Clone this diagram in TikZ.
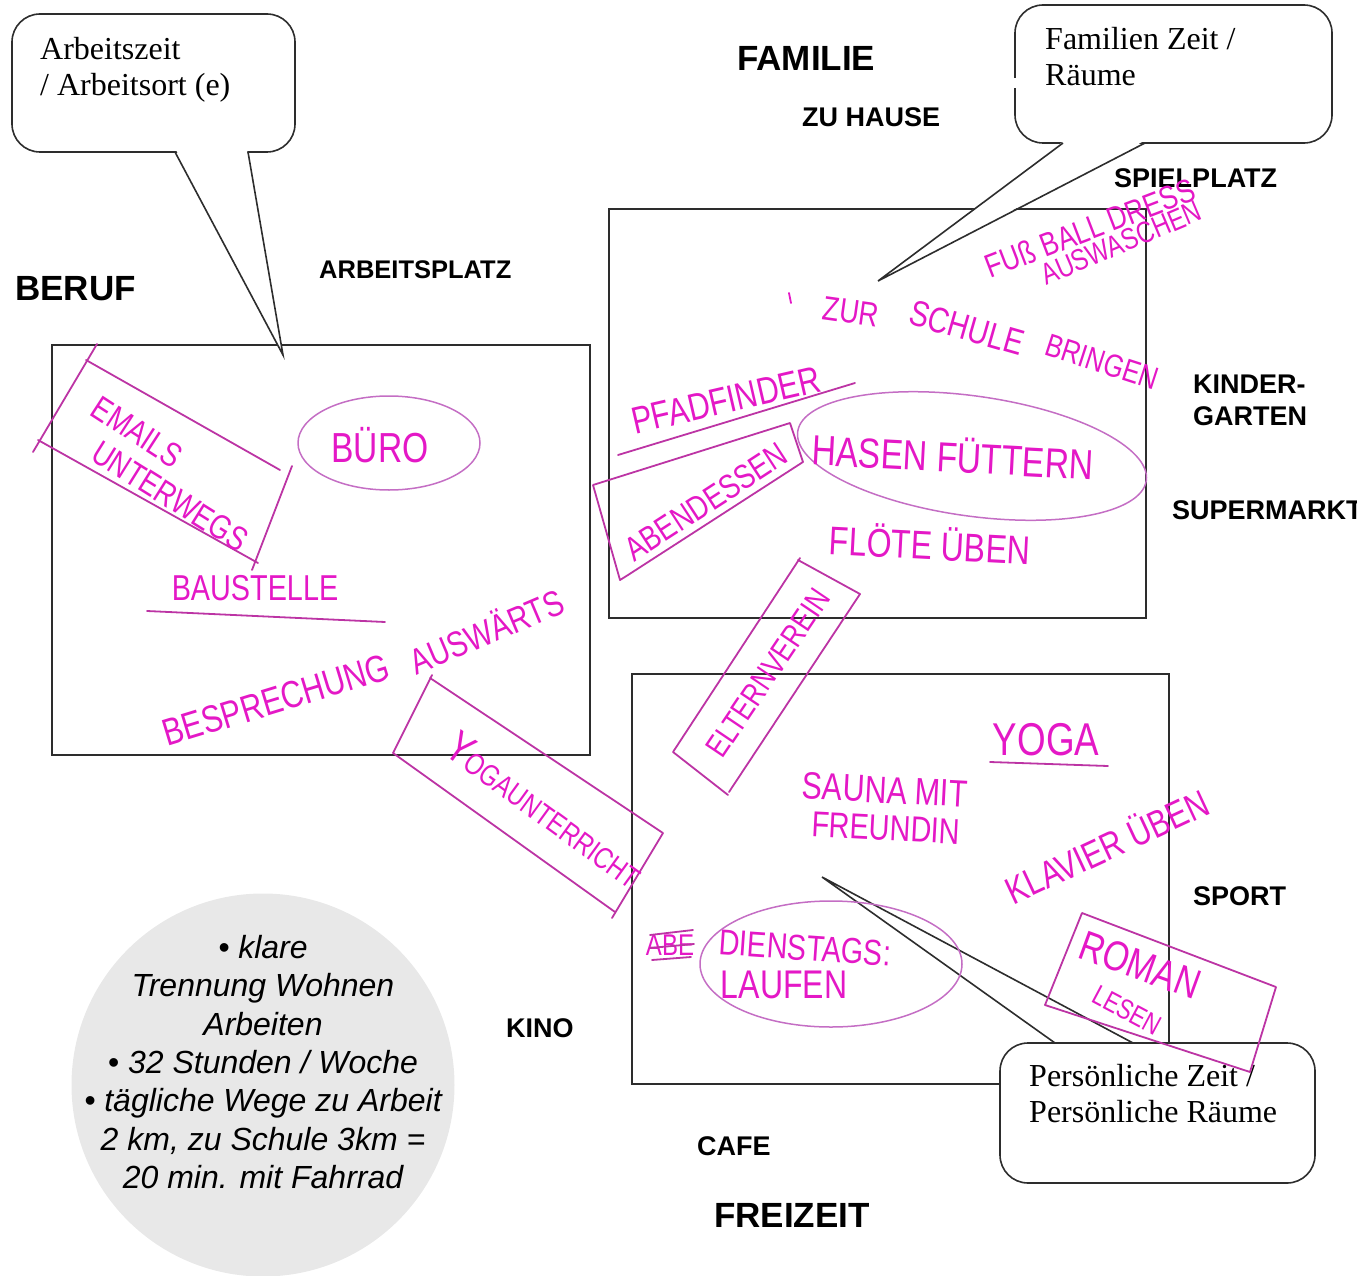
\documentclass[tikz,border=0pt]{standalone}
\usepackage{fontspec}
\setmainfont{Liberation Serif}
\setsansfont{Liberation Sans}
\newfontfamily\handfont[FakeStretch=0.8]{Liberation Sans}
\definecolor{boxgray}{RGB}{45,45,45}
\definecolor{handink}{RGB}{228,24,198}
\definecolor{handline}{RGB}{188,52,164}
\definecolor{handpale}{RGB}{196,110,196}
\definecolor{notegray}{RGB}{232,232,232}

\tikzset{
  area/.style={draw=boxgray, line width=2pt},
  bubble/.style={draw=boxgray, line width=1.6pt, fill=white, rounded corners=28pt},
  tail/.style={draw=boxgray, line width=1.6pt},
  bubbletext/.style={anchor=north west, align=left, inner sep=0pt, font=\fontsize{32}{36}\selectfont},
  lbl/.style={anchor=west, align=left, inner sep=0pt, font=\sffamily\bfseries\fontsize{27}{32}\selectfont},
  biglbl/.style={anchor=west, inner sep=0pt, font=\sffamily\bfseries\fontsize{35}{40}\selectfont},
  hand/.style={text=handink, inner sep=0pt, font=\handfont\fontsize{#1}{#1}\selectfont},
  hand/.default=36,
  handbox/.style={draw=handline, line width=1.8pt, line cap=round, line join=round},
  handthin/.style={draw=handpale, line width=1.5pt},
}

\begin{document}
\begin{tikzpicture}[x=1pt,y=-1pt]
\useasboundingbox (0,0) rectangle (1357,1276);
\clip (0,0) rectangle (1357,1276);

% the three areas
\draw[area] (52,345) rectangle (590,755);
\draw[area] (609,209) rectangle (1146,618);
\draw[area] (632,674) rectangle (1169,1084);

% callouts
\coordinate (worktip) at (283,355);
\draw[bubble] (12,14) rectangle (295,152);
\fill[white] (176,150) -- (worktip) -- (247,150) -- cycle;
\draw[tail] (175,152) -- (worktip) -- (248,152);
\node[bubbletext] (worktext) at (40,37) {Arbeitszeit\\/ Arbeitsort (e)};

\coordinate (familytip) at (878,281);
\draw[bubble] (1015,5) rectangle (1332,143);
\fill[white] (1064,141) -- (familytip) -- (1144,141) -- cycle;
\draw[tail] (1063,143) -- (familytip) -- (1145,143);
\draw[white, line width=3pt] (1015,78) -- (1015,88);
\node[bubbletext] (familytext) at (1045,27) {Familien Zeit /\\Räume};

\coordinate (owntip) at (822,877);
\draw[bubble] (1000,1043) rectangle (1315,1183);
\fill[white] (1056,1041) -- (owntip) -- (1132,1041) -- cycle;
\draw[tail] (1055,1043) -- (owntip) -- (1133,1043);
\node[bubbletext] (owntext) at (1029,1064) {Persönliche Zeit /\\Persönliche Räume};

% printed labels
\node[biglbl] (beruf) at (15,289) {BERUF};
\node[biglbl] (familie) at (737,58) {FAMILIE};
\node[biglbl] (freizeit) at (714,1215) {FREIZEIT};
\node[lbl, font=\sffamily\bfseries\fontsize{25.5}{30}\selectfont] (arbeitsplatz) at (319,270) {ARBEITSPLATZ};
\node[lbl] (zuhause) at (802,117) {ZU HAUSE};
\node[lbl] (spielplatz) at (1114,178) {SPIELPLATZ};
\node[lbl, anchor=north west] (kindergarten) at (1193,375) {KINDER-\\GARTEN};
\node[lbl] (supermarkt) at (1172,510) {SUPERMARKT};
\node[lbl] (sport) at (1193,896) {SPORT};
\node[lbl] (kino) at (506,1028) {KINO};
\node[lbl] (cafe) at (697,1146) {CAFE};

% note circle
\node[circle, fill=notegray, minimum size=383pt, inner sep=0pt] (note) at (263,1085) {};
\node[align=center, inner sep=0pt, font=\sffamily\itshape\fontsize{32}{38.4}\selectfont] (notetext) at (263,1062)
  {• klare\\Trennung Wohnen\\Arbeiten\\• 32 Stunden / Woche\\• tägliche Wege zu Arbeit\\2 km, zu Schule 3km =\\20 min. mit Fahrrad};

% handwriting: Beruf
\draw[handbox] (97,344) -- (33,452);
\draw[handbox] (86,360) -- (280,470);
\draw[handbox] (292,466) -- (252,570);
\draw[handbox] (38,440) -- (258,563);
\node[hand=34, rotate=-33] (emails) at (137,432) {EMAILS};
\node[hand=34, rotate=-32] (unterwegs) at (170,496) {UNTERWEGS};
\draw[handthin] (389,443) ellipse (91 and 47);
\node[hand=42] (buero) at (380,445) {BÜRO};
\node[hand=36] (baustelle) at (255,588) {BAUSTELLE};
\draw[handbox] (147,611) -- (385,622);
\node[hand=38, rotate=17] (besprechung) at (276,700) {BESPRECHUNG};
\node[hand=36, rotate=23] (auswaerts) at (486,630) {AUSWÄRTS};

% handwriting: between areas
\draw[handbox] (430,678) -- (663,833) -- (612,918);
\draw[handbox] (432,675) -- (393,753) -- (615,912);
\node[hand=30, rotate=-36] (yoga) at (545,810) {{\fontsize{44}{44}\selectfont Y}OGAUNTERRICHT};
\draw[handbox] (798,560) -- (860,594) -- (729,792);
\draw[handbox] (800,558) -- (673,752) -- (728,795);
\node[hand=32, rotate=56] (elternverein) at (768,673) {ELTERNVEREIN};

% handwriting: Familie
\node[hand=33, rotate=21] (fussball) at (1090,228) {FUß BALL DRESS};
\node[hand=30, rotate=23] (auswaschen) at (1121,243) {AUSWASCHEN};
\draw[handbox, draw=handink] (789,293) -- (791,303);
\node[hand=34, rotate=-8] (zur) at (851,312) {ZUR};
\node[hand=36, rotate=-16] (schule) at (967,328) {SCHULE};
\node[hand=32, rotate=-18] (bringen) at (1102,362) {BRINGEN};
\node[hand=38, rotate=13] (pfadfinder) at (726,400) {PFADFINDER};
\draw[handbox] (618,455) -- (855,383);
\draw[handbox] (593,485) -- (790,423) -- (803,462) -- (628,575) -- (620,580) -- cycle;
\node[hand=34, rotate=33] (abendessen) at (706,502) {ABENDESSEN};
\draw[handthin, rotate around={-8:(972,456)}] (972,456) ellipse (176 and 60);
\node[hand=42, rotate=-3] (hasen) at (953,455) {HASEN FÜTTERN};
\node[hand=40, rotate=-3] (floete) at (930,543) {FLÖTE ÜBEN};

% handwriting: Freizeit
\node[hand=46] (yogakurs) at (1046,740) {YOGA};
\draw[handbox] (990,762) -- (1108,766);
\node[hand=38, rotate=-3] (sauna) at (885,790) {SAUNA MIT};
\node[hand=36, rotate=-3] (freundin) at (886,828) {FREUNDIN};
\node[hand=38, rotate=25] (klavier) at (1106,845) {KLAVIER ÜBEN};
\node[hand=30] (struck) at (670,945) {ABE};
\draw[handbox] (650,935) -- (693,930);
\draw[handbox] (650,948) -- (694,944);
\draw[handbox] (652,960) -- (691,957);
\draw[handthin] (831,964) ellipse (131 and 63);
\node[hand=36, rotate=-4] (dienstags) at (805,948) {DIENSTAGS:};
\node[hand=40] (laufen) at (784,985) {LAUFEN};
\draw[handbox] (1082,913) -- (1276,987) -- (1250,1072) -- (1045,1005) -- (1082,913);
\node[hand=42, rotate=-20] (roman) at (1140,965) {ROMAN};
\node[hand=28, rotate=-28] (lesen) at (1127,1010) {LESEN};
\end{tikzpicture}
\end{document}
⁂
— Instructions to follow —
Leave the pictures out and please restate exactly the lines running from the start of the material through the one with "(632,674) rectangle (1169,1084);".

— Task result —
Clone this diagram in TikZ.
\documentclass[tikz,border=0pt]{standalone}
\usepackage{fontspec}
\setmainfont{Liberation Serif}
\setsansfont{Liberation Sans}
\newfontfamily\handfont[FakeStretch=0.8]{Liberation Sans}
\definecolor{boxgray}{RGB}{45,45,45}
\definecolor{handink}{RGB}{228,24,198}
\definecolor{handline}{RGB}{188,52,164}
\definecolor{handpale}{RGB}{196,110,196}
\definecolor{notegray}{RGB}{232,232,232}

\tikzset{
  area/.style={draw=boxgray, line width=2pt},
  bubble/.style={draw=boxgray, line width=1.6pt, fill=white, rounded corners=28pt},
  tail/.style={draw=boxgray, line width=1.6pt},
  bubbletext/.style={anchor=north west, align=left, inner sep=0pt, font=\fontsize{32}{36}\selectfont},
  lbl/.style={anchor=west, align=left, inner sep=0pt, font=\sffamily\bfseries\fontsize{27}{32}\selectfont},
  biglbl/.style={anchor=west, inner sep=0pt, font=\sffamily\bfseries\fontsize{35}{40}\selectfont},
  hand/.style={text=handink, inner sep=0pt, font=\handfont\fontsize{#1}{#1}\selectfont},
  hand/.default=36,
  handbox/.style={draw=handline, line width=1.8pt, line cap=round, line join=round},
  handthin/.style={draw=handpale, line width=1.5pt},
}

\begin{document}
\begin{tikzpicture}[x=1pt,y=-1pt]
\useasboundingbox (0,0) rectangle (1357,1276);
\clip (0,0) rectangle (1357,1276);

% the three areas
\draw[area] (52,345) rectangle (590,755);
\draw[area] (609,209) rectangle (1146,618);
\draw[area] (632,674) rectangle (1169,1084);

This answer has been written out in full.